Hunt for the word "this" across the entries below, copying each line that holds it.

════════

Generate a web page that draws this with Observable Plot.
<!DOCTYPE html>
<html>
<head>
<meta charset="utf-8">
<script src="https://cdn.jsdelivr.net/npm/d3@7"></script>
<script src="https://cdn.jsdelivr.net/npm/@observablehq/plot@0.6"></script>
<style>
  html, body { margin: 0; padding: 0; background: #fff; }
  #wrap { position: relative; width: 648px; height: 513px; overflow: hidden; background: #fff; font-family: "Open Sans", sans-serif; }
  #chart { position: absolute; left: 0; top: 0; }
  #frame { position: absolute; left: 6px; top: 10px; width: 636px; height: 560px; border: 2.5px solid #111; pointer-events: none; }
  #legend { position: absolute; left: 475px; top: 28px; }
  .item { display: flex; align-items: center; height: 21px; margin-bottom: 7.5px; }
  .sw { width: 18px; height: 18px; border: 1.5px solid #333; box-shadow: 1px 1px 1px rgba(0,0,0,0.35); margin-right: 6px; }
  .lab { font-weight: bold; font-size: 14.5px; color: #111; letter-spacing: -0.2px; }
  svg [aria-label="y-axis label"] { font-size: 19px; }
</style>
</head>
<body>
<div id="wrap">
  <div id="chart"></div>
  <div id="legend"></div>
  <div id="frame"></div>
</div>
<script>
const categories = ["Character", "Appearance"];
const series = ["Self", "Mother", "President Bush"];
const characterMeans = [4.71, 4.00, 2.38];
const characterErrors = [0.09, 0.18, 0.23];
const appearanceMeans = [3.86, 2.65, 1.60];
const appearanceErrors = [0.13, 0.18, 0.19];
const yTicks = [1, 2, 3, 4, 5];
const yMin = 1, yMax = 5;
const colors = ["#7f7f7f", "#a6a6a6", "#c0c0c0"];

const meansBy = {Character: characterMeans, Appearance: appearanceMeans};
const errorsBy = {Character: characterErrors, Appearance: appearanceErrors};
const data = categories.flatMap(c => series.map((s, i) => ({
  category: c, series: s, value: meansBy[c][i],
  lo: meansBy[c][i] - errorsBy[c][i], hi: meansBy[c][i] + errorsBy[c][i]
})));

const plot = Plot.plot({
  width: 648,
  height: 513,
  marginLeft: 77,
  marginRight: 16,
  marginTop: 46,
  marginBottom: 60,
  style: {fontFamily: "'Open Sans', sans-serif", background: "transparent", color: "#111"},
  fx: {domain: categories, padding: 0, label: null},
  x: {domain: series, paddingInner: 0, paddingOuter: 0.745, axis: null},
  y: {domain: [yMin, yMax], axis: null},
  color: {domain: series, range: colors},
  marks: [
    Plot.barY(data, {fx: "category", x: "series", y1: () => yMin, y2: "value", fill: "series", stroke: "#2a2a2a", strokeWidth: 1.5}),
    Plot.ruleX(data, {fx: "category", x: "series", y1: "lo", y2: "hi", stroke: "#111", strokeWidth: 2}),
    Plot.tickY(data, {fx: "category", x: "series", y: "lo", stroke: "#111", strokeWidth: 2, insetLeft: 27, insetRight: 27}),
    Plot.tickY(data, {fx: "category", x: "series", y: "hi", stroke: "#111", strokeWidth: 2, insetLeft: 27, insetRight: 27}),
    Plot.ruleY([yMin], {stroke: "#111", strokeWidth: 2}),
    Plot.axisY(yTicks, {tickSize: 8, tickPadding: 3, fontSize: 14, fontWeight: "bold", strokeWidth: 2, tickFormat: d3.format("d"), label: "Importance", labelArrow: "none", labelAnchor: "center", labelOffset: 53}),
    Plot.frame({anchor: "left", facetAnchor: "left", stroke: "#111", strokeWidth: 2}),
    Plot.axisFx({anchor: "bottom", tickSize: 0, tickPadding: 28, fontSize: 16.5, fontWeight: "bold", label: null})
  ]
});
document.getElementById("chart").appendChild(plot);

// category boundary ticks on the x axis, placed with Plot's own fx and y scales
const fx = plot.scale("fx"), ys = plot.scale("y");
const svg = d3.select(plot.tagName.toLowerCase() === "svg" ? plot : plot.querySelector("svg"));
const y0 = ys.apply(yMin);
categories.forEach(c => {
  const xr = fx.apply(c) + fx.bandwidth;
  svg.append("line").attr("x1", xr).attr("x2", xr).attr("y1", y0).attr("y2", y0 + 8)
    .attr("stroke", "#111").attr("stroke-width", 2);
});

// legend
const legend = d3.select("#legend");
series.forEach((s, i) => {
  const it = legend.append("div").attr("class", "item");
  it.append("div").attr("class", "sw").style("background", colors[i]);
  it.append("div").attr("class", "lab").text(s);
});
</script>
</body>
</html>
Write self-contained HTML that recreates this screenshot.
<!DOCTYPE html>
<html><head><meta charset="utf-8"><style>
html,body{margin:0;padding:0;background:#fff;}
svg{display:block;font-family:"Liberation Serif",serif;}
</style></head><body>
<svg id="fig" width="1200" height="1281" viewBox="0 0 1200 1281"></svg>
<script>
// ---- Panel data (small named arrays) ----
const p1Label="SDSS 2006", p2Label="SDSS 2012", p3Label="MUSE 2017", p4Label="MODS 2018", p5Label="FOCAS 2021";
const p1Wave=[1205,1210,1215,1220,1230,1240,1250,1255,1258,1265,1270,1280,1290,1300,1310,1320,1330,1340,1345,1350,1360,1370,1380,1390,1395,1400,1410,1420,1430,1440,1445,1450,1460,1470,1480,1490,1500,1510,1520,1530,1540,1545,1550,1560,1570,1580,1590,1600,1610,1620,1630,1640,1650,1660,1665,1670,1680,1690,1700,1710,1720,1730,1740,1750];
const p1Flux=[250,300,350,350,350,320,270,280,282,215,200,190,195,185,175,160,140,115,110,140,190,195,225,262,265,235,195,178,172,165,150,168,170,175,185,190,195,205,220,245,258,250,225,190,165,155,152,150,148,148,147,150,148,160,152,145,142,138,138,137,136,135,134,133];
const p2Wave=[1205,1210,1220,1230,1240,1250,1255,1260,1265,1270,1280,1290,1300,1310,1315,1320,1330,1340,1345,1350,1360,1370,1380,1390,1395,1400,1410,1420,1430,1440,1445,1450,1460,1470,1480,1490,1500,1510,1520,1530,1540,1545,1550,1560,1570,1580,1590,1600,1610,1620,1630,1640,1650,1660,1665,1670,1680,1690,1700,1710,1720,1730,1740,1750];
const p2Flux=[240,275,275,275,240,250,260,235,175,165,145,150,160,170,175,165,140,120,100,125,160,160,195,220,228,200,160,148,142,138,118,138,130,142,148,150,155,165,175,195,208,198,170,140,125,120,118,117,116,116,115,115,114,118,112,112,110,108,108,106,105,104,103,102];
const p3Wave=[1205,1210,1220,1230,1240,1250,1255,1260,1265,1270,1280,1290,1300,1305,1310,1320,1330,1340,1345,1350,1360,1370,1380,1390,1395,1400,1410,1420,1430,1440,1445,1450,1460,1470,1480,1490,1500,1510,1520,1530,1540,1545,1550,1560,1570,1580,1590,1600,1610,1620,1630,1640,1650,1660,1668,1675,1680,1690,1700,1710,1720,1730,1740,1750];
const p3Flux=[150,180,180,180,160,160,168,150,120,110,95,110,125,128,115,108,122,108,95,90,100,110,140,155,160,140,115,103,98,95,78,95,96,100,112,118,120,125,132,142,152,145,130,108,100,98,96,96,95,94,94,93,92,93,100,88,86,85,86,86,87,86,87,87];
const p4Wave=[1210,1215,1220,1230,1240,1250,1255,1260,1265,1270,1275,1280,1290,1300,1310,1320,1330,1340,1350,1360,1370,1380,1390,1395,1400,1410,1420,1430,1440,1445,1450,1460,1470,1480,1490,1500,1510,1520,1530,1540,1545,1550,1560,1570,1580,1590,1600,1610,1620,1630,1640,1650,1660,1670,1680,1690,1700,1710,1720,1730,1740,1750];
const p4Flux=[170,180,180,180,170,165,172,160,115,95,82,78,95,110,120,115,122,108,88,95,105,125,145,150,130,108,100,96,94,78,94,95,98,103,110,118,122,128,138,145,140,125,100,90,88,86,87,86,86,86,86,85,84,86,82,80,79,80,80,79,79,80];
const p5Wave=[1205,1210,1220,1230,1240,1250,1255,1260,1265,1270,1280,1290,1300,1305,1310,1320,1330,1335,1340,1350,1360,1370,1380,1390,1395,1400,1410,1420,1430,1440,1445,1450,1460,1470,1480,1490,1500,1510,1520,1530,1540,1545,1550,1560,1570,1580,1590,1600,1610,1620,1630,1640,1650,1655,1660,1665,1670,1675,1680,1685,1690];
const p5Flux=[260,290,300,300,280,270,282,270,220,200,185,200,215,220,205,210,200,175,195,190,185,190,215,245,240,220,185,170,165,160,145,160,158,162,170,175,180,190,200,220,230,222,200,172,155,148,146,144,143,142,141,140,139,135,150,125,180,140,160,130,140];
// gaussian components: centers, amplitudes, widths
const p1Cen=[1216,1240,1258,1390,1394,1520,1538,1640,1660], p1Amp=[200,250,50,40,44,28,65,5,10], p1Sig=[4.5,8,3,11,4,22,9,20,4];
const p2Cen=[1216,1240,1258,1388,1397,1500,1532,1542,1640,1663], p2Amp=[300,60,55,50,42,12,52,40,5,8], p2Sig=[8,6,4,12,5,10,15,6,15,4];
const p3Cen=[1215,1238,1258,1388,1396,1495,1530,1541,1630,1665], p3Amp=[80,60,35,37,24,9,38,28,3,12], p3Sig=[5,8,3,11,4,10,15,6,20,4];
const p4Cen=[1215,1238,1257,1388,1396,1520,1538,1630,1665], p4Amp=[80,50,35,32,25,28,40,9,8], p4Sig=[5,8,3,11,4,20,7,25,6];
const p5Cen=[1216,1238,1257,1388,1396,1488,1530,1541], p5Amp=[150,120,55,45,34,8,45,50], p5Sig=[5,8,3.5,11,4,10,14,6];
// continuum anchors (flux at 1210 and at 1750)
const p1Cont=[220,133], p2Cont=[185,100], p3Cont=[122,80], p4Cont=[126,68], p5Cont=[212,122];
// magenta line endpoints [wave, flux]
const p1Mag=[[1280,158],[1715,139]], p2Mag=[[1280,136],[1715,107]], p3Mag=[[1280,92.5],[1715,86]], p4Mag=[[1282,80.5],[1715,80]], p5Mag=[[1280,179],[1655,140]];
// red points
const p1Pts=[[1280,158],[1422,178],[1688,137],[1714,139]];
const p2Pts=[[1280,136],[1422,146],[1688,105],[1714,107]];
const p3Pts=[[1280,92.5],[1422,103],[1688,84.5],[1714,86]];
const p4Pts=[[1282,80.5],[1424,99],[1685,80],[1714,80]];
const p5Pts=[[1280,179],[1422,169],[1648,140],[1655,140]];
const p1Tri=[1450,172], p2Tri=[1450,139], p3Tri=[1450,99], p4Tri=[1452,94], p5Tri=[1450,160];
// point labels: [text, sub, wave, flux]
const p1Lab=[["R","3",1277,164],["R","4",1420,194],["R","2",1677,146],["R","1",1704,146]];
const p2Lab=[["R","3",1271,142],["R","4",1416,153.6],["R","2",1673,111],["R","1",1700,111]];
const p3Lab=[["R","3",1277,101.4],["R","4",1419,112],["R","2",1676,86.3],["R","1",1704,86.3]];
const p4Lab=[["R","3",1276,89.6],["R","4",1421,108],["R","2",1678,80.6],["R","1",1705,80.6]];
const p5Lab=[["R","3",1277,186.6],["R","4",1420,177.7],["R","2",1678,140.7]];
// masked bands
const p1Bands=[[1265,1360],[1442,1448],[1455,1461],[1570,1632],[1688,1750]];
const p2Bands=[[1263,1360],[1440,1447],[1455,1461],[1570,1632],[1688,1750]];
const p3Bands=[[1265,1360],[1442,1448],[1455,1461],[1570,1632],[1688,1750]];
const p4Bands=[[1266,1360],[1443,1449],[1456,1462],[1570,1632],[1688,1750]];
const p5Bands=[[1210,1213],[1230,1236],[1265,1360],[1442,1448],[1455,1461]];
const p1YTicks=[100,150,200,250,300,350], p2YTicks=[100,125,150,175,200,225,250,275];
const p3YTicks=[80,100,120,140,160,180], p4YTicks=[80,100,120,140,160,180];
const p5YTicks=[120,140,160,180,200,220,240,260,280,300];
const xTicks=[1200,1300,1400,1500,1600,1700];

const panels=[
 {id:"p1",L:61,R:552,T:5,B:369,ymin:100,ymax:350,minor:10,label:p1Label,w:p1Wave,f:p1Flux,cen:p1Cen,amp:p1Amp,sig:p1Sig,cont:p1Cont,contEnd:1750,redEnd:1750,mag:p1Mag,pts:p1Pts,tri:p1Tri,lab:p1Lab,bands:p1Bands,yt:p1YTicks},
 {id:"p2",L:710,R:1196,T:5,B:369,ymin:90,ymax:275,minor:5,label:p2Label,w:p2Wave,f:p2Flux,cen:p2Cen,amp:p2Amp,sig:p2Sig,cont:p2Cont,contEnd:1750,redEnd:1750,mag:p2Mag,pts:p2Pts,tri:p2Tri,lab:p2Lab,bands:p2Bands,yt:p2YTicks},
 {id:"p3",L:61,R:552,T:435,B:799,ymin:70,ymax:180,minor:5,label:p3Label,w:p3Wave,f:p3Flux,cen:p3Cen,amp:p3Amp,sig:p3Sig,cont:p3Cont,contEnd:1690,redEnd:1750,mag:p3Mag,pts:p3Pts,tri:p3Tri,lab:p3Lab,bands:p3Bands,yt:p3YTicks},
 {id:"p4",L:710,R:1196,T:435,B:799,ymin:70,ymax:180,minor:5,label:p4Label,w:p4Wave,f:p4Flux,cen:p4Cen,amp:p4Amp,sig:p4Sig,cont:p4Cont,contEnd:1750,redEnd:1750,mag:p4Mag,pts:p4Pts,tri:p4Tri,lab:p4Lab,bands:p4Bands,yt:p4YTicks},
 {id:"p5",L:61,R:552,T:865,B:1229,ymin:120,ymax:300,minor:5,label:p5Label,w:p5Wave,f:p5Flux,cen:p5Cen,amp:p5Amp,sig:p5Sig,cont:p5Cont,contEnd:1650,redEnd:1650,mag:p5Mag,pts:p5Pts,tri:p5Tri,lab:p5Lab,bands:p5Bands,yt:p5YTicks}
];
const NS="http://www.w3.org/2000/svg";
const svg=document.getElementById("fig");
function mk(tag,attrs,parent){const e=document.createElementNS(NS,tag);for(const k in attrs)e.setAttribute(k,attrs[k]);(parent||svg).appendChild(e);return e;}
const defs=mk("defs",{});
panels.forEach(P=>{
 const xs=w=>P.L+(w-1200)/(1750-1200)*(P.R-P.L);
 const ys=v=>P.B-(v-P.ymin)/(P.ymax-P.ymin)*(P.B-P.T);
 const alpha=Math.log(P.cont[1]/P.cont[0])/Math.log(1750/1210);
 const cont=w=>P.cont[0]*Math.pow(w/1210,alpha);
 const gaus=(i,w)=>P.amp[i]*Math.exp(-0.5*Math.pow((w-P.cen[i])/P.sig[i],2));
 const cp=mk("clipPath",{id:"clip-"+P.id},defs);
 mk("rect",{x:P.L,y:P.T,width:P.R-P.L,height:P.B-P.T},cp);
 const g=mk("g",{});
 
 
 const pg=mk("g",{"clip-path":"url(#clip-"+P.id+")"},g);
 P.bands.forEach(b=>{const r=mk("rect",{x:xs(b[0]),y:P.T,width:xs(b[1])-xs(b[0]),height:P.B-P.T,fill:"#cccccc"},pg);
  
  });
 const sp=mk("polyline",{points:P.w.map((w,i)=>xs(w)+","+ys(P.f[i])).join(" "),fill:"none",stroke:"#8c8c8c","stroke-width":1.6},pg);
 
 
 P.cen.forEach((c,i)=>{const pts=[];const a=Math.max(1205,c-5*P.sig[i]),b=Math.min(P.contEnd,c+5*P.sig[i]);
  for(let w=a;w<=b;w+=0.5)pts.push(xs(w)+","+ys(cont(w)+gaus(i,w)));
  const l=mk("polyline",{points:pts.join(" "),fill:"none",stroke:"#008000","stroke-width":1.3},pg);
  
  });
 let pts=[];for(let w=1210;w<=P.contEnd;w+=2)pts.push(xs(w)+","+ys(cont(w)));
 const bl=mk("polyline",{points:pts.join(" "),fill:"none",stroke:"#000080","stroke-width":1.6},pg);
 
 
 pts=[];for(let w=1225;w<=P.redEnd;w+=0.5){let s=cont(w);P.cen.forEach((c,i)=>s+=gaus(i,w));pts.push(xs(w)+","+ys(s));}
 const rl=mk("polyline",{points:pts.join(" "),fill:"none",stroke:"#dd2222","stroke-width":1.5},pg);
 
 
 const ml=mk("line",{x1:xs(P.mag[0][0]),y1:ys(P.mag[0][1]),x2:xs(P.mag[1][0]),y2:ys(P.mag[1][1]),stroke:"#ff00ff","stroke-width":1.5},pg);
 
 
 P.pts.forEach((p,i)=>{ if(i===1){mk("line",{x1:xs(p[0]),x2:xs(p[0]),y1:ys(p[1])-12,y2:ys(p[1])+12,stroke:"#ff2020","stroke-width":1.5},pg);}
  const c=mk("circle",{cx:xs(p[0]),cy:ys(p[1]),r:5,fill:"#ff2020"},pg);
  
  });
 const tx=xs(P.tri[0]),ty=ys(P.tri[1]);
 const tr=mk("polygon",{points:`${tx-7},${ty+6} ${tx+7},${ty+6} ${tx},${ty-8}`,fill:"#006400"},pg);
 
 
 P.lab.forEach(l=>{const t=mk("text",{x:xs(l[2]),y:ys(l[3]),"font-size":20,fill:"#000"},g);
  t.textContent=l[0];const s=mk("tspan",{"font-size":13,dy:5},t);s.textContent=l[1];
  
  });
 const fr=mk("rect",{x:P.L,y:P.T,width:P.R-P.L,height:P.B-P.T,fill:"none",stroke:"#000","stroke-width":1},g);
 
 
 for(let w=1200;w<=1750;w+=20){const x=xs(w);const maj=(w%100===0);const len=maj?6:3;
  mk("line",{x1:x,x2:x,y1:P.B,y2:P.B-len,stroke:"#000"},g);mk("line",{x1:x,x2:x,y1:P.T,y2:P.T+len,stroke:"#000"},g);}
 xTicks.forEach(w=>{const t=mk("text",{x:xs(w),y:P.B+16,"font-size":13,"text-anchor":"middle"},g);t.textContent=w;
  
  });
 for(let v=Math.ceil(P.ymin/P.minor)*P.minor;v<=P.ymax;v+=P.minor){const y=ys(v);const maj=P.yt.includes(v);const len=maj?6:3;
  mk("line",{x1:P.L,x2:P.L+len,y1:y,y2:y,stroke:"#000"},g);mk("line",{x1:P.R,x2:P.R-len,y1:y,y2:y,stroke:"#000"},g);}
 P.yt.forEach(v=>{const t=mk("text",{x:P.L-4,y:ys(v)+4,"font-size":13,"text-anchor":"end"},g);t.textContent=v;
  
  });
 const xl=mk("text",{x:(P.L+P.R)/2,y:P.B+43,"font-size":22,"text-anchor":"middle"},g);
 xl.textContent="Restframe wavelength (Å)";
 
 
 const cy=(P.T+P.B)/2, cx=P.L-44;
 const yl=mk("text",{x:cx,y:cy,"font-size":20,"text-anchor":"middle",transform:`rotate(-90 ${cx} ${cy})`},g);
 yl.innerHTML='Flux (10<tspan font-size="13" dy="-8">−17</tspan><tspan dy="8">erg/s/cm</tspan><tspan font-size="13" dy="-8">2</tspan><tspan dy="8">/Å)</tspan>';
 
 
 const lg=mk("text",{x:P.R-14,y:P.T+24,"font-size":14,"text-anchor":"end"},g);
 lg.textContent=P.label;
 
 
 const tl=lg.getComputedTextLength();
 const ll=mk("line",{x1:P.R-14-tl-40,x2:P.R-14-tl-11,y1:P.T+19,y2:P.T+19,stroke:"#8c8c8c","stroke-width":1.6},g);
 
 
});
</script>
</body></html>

════════

# Full output
Generate a web page that draws this with Observable Plot.
Write self-contained HTML that recreates this screenshot.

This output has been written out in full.